In the case of a Strategic & Compliance-focused Program, component projects are identified & prioritized during the planning sub-phase after Program Business Case and Charter have been authorized. Whereas, in the case of the Emergent program, component projects are identified & prioritize even before Program Business Case and Charter are prepared & authorized. It is important to perform the initial program management activities once the emergent program has been identified.

For example, you are a software development company. You have a banking customer “XYZ”. Currently, two discrete projects are running in your organization for this customer. One project is about the development of the “Mobile Wallet” Android & IOs app. The second project is “Data Management” application development. Your organization sees synergies among these distinct project’s efforts, hence decides to manger them under the Program umbrella. The “Mobile Wallet” project will be able to maximize the benefits for the organization if the transaction data from the mobile app is effectively managed for the bank.

Who Identifies these emergent programs?
Programs are Portfolio components. They are identified and managed within the portfolio to achieve its objectives hence its Portfolio manager responsibilities to identify these emergent Programs.

How to identify the emergent Program?
The discrete projects which are identified to be managed now as part of the Program initiative maybe earlier defined & managed as Portfolio Projects components. During the portfolio performance management, we perform benefits realization analysis as part of the "Manage Value" process. During this benefits realization analysis, we may realize that these discrete projects can deliver & optimize value for the organization if they are managed as a Portfolio Program component rather than as a project component.

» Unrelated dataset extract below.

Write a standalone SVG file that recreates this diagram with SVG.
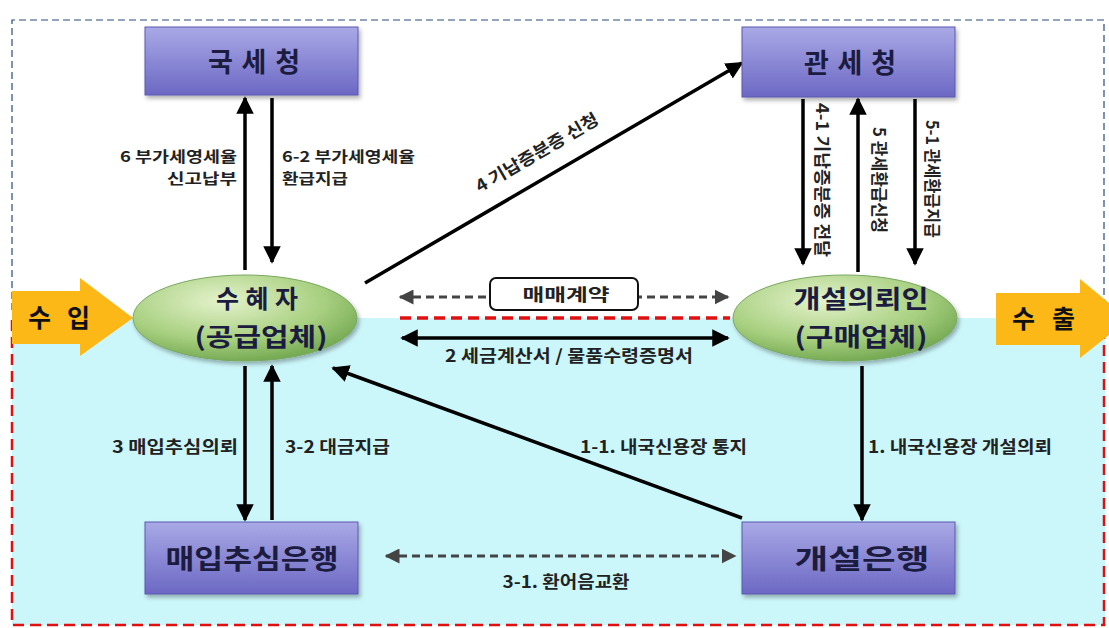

Compliance programs can also be launched from the portfolio management function but are seldom the result of the organization’s strategic planning process. Organizations typically have to perform compliance programs whether or not there is a tangible return on investment or strategic benefit to the organization. The benefits from such a program may be limited to compliance, avoidance of fines, and avoidance of adverse publicity.

Reference source: Standard for Program Management V3 & V4.